§ **CHALLENGE**
Identify each line in the records below that contains the word "this", and copy it.

§ **RECORDS SHOWN**
---

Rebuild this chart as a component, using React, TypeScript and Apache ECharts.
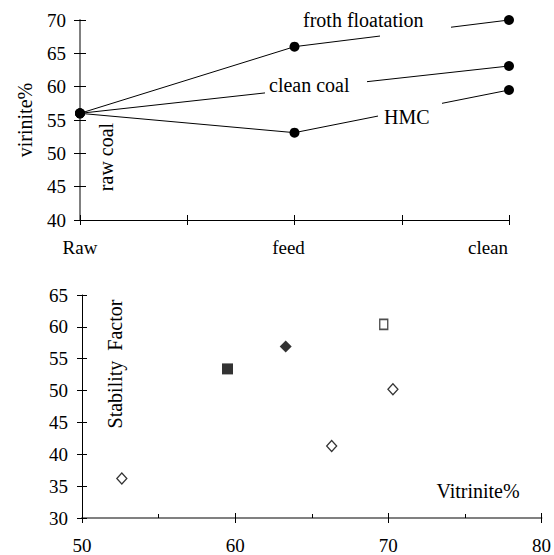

---

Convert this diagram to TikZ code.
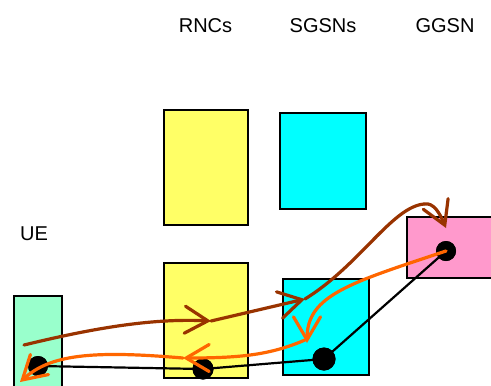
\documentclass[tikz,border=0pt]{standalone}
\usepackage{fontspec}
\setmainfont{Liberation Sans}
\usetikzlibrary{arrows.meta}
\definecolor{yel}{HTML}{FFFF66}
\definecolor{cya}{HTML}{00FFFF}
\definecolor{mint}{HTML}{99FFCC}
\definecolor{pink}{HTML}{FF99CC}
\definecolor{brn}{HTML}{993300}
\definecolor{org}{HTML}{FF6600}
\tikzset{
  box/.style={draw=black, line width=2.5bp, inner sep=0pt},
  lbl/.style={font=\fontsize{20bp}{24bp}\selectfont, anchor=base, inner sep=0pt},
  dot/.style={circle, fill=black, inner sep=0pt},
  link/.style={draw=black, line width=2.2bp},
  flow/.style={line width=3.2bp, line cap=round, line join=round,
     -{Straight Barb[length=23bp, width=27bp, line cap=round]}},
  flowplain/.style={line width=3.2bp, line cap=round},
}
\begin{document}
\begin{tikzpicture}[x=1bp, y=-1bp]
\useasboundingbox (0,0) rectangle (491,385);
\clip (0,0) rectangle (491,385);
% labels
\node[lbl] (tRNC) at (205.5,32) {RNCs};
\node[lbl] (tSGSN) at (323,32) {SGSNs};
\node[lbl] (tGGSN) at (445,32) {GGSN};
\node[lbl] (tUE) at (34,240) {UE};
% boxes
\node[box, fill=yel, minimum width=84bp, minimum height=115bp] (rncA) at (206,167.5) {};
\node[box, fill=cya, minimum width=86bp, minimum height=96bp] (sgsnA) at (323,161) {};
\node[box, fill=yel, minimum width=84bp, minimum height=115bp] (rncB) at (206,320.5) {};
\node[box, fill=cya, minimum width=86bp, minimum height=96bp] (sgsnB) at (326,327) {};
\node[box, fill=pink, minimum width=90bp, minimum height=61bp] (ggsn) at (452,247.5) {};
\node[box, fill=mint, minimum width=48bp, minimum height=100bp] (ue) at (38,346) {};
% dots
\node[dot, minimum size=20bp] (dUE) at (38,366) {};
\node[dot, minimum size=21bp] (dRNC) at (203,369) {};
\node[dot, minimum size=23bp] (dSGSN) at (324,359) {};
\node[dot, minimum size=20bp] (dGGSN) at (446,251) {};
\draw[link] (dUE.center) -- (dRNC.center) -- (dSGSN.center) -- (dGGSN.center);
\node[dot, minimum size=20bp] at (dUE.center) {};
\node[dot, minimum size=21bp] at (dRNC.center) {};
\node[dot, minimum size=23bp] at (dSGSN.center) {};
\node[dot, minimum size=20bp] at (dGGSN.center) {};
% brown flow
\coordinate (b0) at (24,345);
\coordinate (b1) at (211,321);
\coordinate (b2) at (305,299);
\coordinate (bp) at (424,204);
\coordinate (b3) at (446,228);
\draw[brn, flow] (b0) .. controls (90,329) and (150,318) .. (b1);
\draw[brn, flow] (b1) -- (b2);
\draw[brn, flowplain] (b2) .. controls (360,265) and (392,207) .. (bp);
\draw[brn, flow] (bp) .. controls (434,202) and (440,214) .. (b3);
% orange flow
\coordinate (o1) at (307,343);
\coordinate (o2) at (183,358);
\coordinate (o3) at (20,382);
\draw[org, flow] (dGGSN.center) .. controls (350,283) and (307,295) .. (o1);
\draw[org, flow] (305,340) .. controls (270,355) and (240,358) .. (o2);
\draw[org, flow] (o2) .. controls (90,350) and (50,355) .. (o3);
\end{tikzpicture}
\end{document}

---

§ **FINISHED TASK**
Rebuild this chart as a component, using React, TypeScript and Apache ECharts.
Convert this diagram to TikZ code.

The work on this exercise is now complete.